-- start of Material provided --
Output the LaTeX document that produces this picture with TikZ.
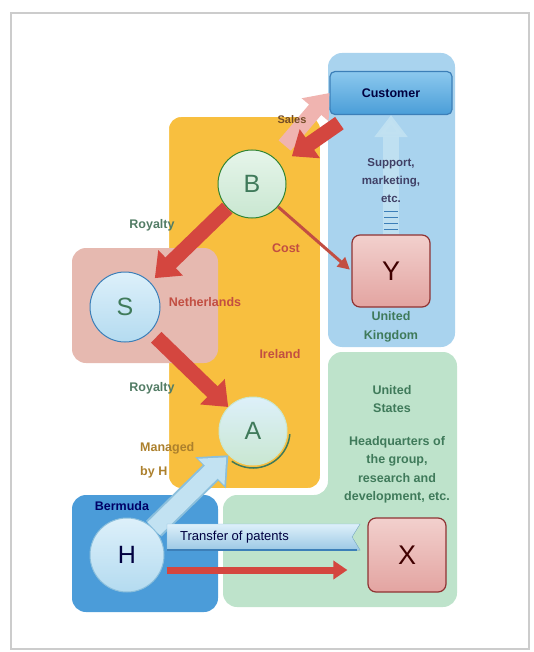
\documentclass[tikz,border=0pt]{standalone}
\usepackage{fontspec}
\setmainfont{Liberation Sans}
\usetikzlibrary{positioning, calc, arrows.meta, shapes}
\definecolor{ireland}{HTML}{F8BF3F}
\definecolor{ukblue}{HTML}{A9D3EE}
\definecolor{usgreen}{HTML}{BEE3CB}
\definecolor{nlpink}{HTML}{E6B9B0}
\definecolor{bermuda}{HTML}{4B9CD9}
\definecolor{royred}{HTML}{D4463F}
\definecolor{salespink}{HTML}{F0B4B0}
\definecolor{paleblue}{HTML}{C2E2F2}
\definecolor{paleedge}{HTML}{8BBFDC}
\definecolor{darkgreen}{HTML}{3F7A5A}
\definecolor{rustred}{HTML}{C24E42}
\definecolor{mintlight}{HTML}{E6F5EA}
\definecolor{mint}{HTML}{C9E7D1}
\definecolor{skylight}{HTML}{DDF0FA}
\definecolor{sky}{HTML}{B4DBF0}
\definecolor{boxlight}{HTML}{F2D0CD}
\definecolor{boxdark}{HTML}{E3A4A1}
\definecolor{custlight}{HTML}{8CC8EE}
\definecolor{custdark}{HTML}{4A9ED8}
\definecolor{stripe}{HTML}{3C7FB8}

\begin{document}
\begin{tikzpicture}
        [
            x=1pt, y=-1pt,
            region/.style={rounded corners=14pt, fill=#1},
            ball/.style={circle, inner sep=0pt, line width=1pt,
                         font=\fontsize{25}{25}\selectfont},
            sqbox/.style={rectangle, rounded corners=8pt, minimum width=78pt,
                          minimum height=72pt, top color=boxlight, bottom color=boxdark,
                          draw=red!45!black!80, line width=1.2pt, text=red!25!black,
                          font=\fontsize{27}{27}\selectfont},
            lbl/.style={inner sep=0pt, align=center, text=#1,
                        font=\bfseries\fontsize{12.5}{18.5}\selectfont},
            fatred/.style={royred, line width=15pt,
                           -{Triangle[length=22pt, width=34pt]}},
            thinred/.style={rustred, line width=3pt,
                            -{Triangle[length=12pt, width=12pt]}}
        ]
        \useasboundingbox (0,0) rectangle (533,652);
        \draw [gray!40, line width=1.5pt] (11,13) rectangle (529,649);

        \fill [region=usgreen] (328,352) -- (457,352) -- (457,607) -- (223,607)
              -- (223,495) -- (328,495) -- cycle;
        \filldraw [region=ireland, draw=white, line width=4pt]
              (167,115) rectangle (322,490);
        \fill [region=nlpink] (72,248) rectangle (218,363);
        \fill [region=ukblue] (328,53) rectangle (455,347);
        \fill [region=bermuda] (72,495) rectangle (218,612);

        \node (B) [ball, minimum size=68pt, top color=mintlight, bottom color=mint,
                   draw=green!40!black!80, text=darkgreen] at (252,184) {B};
        \node (S) [ball, minimum size=70pt, top color=skylight, bottom color=sky,
                   draw=stripe, text=darkgreen] at (125,307) {S};
        \node (A) [ball, minimum size=68pt, top color=skylight, bottom color=mint,
                   draw=mint, text=darkgreen] at (253,431) {A};
        \node (H) [ball, minimum size=74pt, top color=skylight, bottom color=sky,
                   draw=paleedge, text=blue!25!black] at (127,555) {H};
        \node (Y) [sqbox] at (391,271) {Y};
        \node (X) [sqbox, minimum height=74pt] at (407,555) {X};
        \node (Customer) [rectangle, rounded corners=5pt, minimum width=122pt,
                   minimum height=43pt, top color=custlight, bottom color=custdark,
                   draw=stripe, line width=1.2pt, text=blue!25!black,
                   font=\bfseries\fontsize{12.5}{12.5}\selectfont] at (391,93) {Customer};
        \draw [darkgreen, line width=1.5pt]
              ([shift={(-5:37pt)}]A.center) arc [start angle=-5, end angle=-125, radius=37pt];

        \draw [paleblue, opacity=.9, line width=16pt,
               -{Triangle[length=22pt, width=32pt]}] (Y.north) -- (Customer.south);
        \foreach \k in {0,...,3}
            \draw [stripe, line width=1.6pt]
                  ([xshift=-7pt, yshift={5pt+6*\k pt}]Y.north) -- ++(14,0);
        \draw [salespink, line width=16pt, shorten <=16pt,
               -{Triangle[length=22pt, width=34pt]}] (B) -- (Customer.west);
        \draw [fatred, shorten >=14pt] ([shift={(10,8)}]Customer.south west) -- (B);
        \draw [thinred, shorten >=2pt] (B) -- (Y.west);
        \draw [fatred, shorten >=6pt] (B) -- (S);
        \draw [fatred, shorten <=8pt] (S) -- (A);
        \draw [paleedge, line width=22pt,
               -{Triangle[length=25pt, width=42pt]}] (H) -- (A);
        \draw [paleblue, line width=18pt, shorten >=3pt,
               -{Triangle[length=21pt, width=36pt]}] (H) -- (A);

        \filldraw [top color=skylight, bottom color=sky!80!stripe, draw=paleedge]
              (167,524) -- (360,524) -- (352,537) -- (360,550) -- (167,550) -- cycle;
        \draw [stripe, line width=2pt] (167,550) -- (357,550);
        \node (patents) [anchor=west, inner sep=0pt, text=blue!25!black,
                         font=\fontsize{13}{13}\selectfont] at (180,537) {Transfer of patents};
        \draw [royred, line width=7pt, shorten <=2pt, shorten >=20pt,
               -{Triangle[length=14pt, width=18pt]}]
              ([yshift=-15pt]H.east) -- ([yshift=-15pt]X.west);

        \node (sales) [lbl=brown!60!black, font=\bfseries\fontsize{11}{11}\selectfont]
              at (292,120) {Sales};
        \node (support) [lbl=blue!20!black!75, font=\bfseries\fontsize{11.5}{18}\selectfont]
              at (391,181) {Support,\\marketing,\\etc.};
        \node (roy1) [lbl=darkgreen!70!gray] at (152,225) {Royalty};
        \node (roy2) [lbl=darkgreen!70!gray] at (152,388) {Royalty};
        \node (cost) [lbl=rustred] at (286,248) {Cost};
        \node (nl) [lbl=rustred] at (205,302) {Netherlands};
        \node (ie) [lbl=rustred] at (280,354) {Ireland};
        \node (uk) [lbl=darkgreen] at (391,327) {United\\Kingdom};
        \node (us) [lbl=darkgreen] at (392,399) {United\\States};
        \node (hq) [lbl=darkgreen] at (397,470)
              {Headquarters of\\the group,\\research and\\development, etc.};
        \node (managed) [lbl=brown!70!olive, anchor=west, align=left,
                         font=\bfseries\fontsize{12.5}{24}\selectfont]
              at (140,460) {Managed\\by H};
        \node (bermuda) [lbl=blue!40!black] at (122,506) {Bermuda};
    \end{tikzpicture}
\end{document}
-- end of Material provided --
**Task goal:**
Without the pictures, write out all of the material exactly.

**Result of the exercise:**
Output the LaTeX document that produces this picture with TikZ.
\documentclass[tikz,border=0pt]{standalone}
\usepackage{fontspec}
\setmainfont{Liberation Sans}
\usetikzlibrary{positioning, calc, arrows.meta, shapes}
\definecolor{ireland}{HTML}{F8BF3F}
\definecolor{ukblue}{HTML}{A9D3EE}
\definecolor{usgreen}{HTML}{BEE3CB}
\definecolor{nlpink}{HTML}{E6B9B0}
\definecolor{bermuda}{HTML}{4B9CD9}
\definecolor{royred}{HTML}{D4463F}
\definecolor{salespink}{HTML}{F0B4B0}
\definecolor{paleblue}{HTML}{C2E2F2}
\definecolor{paleedge}{HTML}{8BBFDC}
\definecolor{darkgreen}{HTML}{3F7A5A}
\definecolor{rustred}{HTML}{C24E42}
\definecolor{mintlight}{HTML}{E6F5EA}
\definecolor{mint}{HTML}{C9E7D1}
\definecolor{skylight}{HTML}{DDF0FA}
\definecolor{sky}{HTML}{B4DBF0}
\definecolor{boxlight}{HTML}{F2D0CD}
\definecolor{boxdark}{HTML}{E3A4A1}
\definecolor{custlight}{HTML}{8CC8EE}
\definecolor{custdark}{HTML}{4A9ED8}
\definecolor{stripe}{HTML}{3C7FB8}

\begin{document}
\begin{tikzpicture}
        [
            x=1pt, y=-1pt,
            region/.style={rounded corners=14pt, fill=#1},
            ball/.style={circle, inner sep=0pt, line width=1pt,
                         font=\fontsize{25}{25}\selectfont},
            sqbox/.style={rectangle, rounded corners=8pt, minimum width=78pt,
                          minimum height=72pt, top color=boxlight, bottom color=boxdark,
                          draw=red!45!black!80, line width=1.2pt, text=red!25!black,
                          font=\fontsize{27}{27}\selectfont},
            lbl/.style={inner sep=0pt, align=center, text=#1,
                        font=\bfseries\fontsize{12.5}{18.5}\selectfont},
            fatred/.style={royred, line width=15pt,
                           -{Triangle[length=22pt, width=34pt]}},
            thinred/.style={rustred, line width=3pt,
                            -{Triangle[length=12pt, width=12pt]}}
        ]
        \useasboundingbox (0,0) rectangle (533,652);
        \draw [gray!40, line width=1.5pt] (11,13) rectangle (529,649);

        \fill [region=usgreen] (328,352) -- (457,352) -- (457,607) -- (223,607)
              -- (223,495) -- (328,495) -- cycle;
        \filldraw [region=ireland, draw=white, line width=4pt]
              (167,115) rectangle (322,490);
        \fill [region=nlpink] (72,248) rectangle (218,363);
        \fill [region=ukblue] (328,53) rectangle (455,347);
        \fill [region=bermuda] (72,495) rectangle (218,612);

        \node (B) [ball, minimum size=68pt, top color=mintlight, bottom color=mint,
                   draw=green!40!black!80, text=darkgreen] at (252,184) {B};
        \node (S) [ball, minimum size=70pt, top color=skylight, bottom color=sky,
                   draw=stripe, text=darkgreen] at (125,307) {S};
        \node (A) [ball, minimum size=68pt, top color=skylight, bottom color=mint,
                   draw=mint, text=darkgreen] at (253,431) {A};
        \node (H) [ball, minimum size=74pt, top color=skylight, bottom color=sky,
                   draw=paleedge, text=blue!25!black] at (127,555) {H};
        \node (Y) [sqbox] at (391,271) {Y};
        \node (X) [sqbox, minimum height=74pt] at (407,555) {X};
        \node (Customer) [rectangle, rounded corners=5pt, minimum width=122pt,
                   minimum height=43pt, top color=custlight, bottom color=custdark,
                   draw=stripe, line width=1.2pt, text=blue!25!black,
                   font=\bfseries\fontsize{12.5}{12.5}\selectfont] at (391,93) {Customer};
        \draw [darkgreen, line width=1.5pt]
              ([shift={(-5:37pt)}]A.center) arc [start angle=-5, end angle=-125, radius=37pt];

        \draw [paleblue, opacity=.9, line width=16pt,
               -{Triangle[length=22pt, width=32pt]}] (Y.north) -- (Customer.south);
        \foreach \k in {0,...,3}
            \draw [stripe, line width=1.6pt]
                  ([xshift=-7pt, yshift={5pt+6*\k pt}]Y.north) -- ++(14,0);
        \draw [salespink, line width=16pt, shorten <=16pt,
               -{Triangle[length=22pt, width=34pt]}] (B) -- (Customer.west);
        \draw [fatred, shorten >=14pt] ([shift={(10,8)}]Customer.south west) -- (B);
        \draw [thinred, shorten >=2pt] (B) -- (Y.west);
        \draw [fatred, shorten >=6pt] (B) -- (S);
        \draw [fatred, shorten <=8pt] (S) -- (A);
        \draw [paleedge, line width=22pt,
               -{Triangle[length=25pt, width=42pt]}] (H) -- (A);
        \draw [paleblue, line width=18pt, shorten >=3pt,
               -{Triangle[length=21pt, width=36pt]}] (H) -- (A);

        \filldraw [top color=skylight, bottom color=sky!80!stripe, draw=paleedge]
              (167,524) -- (360,524) -- (352,537) -- (360,550) -- (167,550) -- cycle;
        \draw [stripe, line width=2pt] (167,550) -- (357,550);
        \node (patents) [anchor=west, inner sep=0pt, text=blue!25!black,
                         font=\fontsize{13}{13}\selectfont] at (180,537) {Transfer of patents};
        \draw [royred, line width=7pt, shorten <=2pt, shorten >=20pt,
               -{Triangle[length=14pt, width=18pt]}]
              ([yshift=-15pt]H.east) -- ([yshift=-15pt]X.west);

        \node (sales) [lbl=brown!60!black, font=\bfseries\fontsize{11}{11}\selectfont]
              at (292,120) {Sales};
        \node (support) [lbl=blue!20!black!75, font=\bfseries\fontsize{11.5}{18}\selectfont]
              at (391,181) {Support,\\marketing,\\etc.};
        \node (roy1) [lbl=darkgreen!70!gray] at (152,225) {Royalty};
        \node (roy2) [lbl=darkgreen!70!gray] at (152,388) {Royalty};
        \node (cost) [lbl=rustred] at (286,248) {Cost};
        \node (nl) [lbl=rustred] at (205,302) {Netherlands};
        \node (ie) [lbl=rustred] at (280,354) {Ireland};
        \node (uk) [lbl=darkgreen] at (391,327) {United\\Kingdom};
        \node (us) [lbl=darkgreen] at (392,399) {United\\States};
        \node (hq) [lbl=darkgreen] at (397,470)
              {Headquarters of\\the group,\\research and\\development, etc.};
        \node (managed) [lbl=brown!70!olive, anchor=west, align=left,
                         font=\bfseries\fontsize{12.5}{24}\selectfont]
              at (140,460) {Managed\\by H};
        \node (bermuda) [lbl=blue!40!black] at (122,506) {Bermuda};
    \end{tikzpicture}
\end{document}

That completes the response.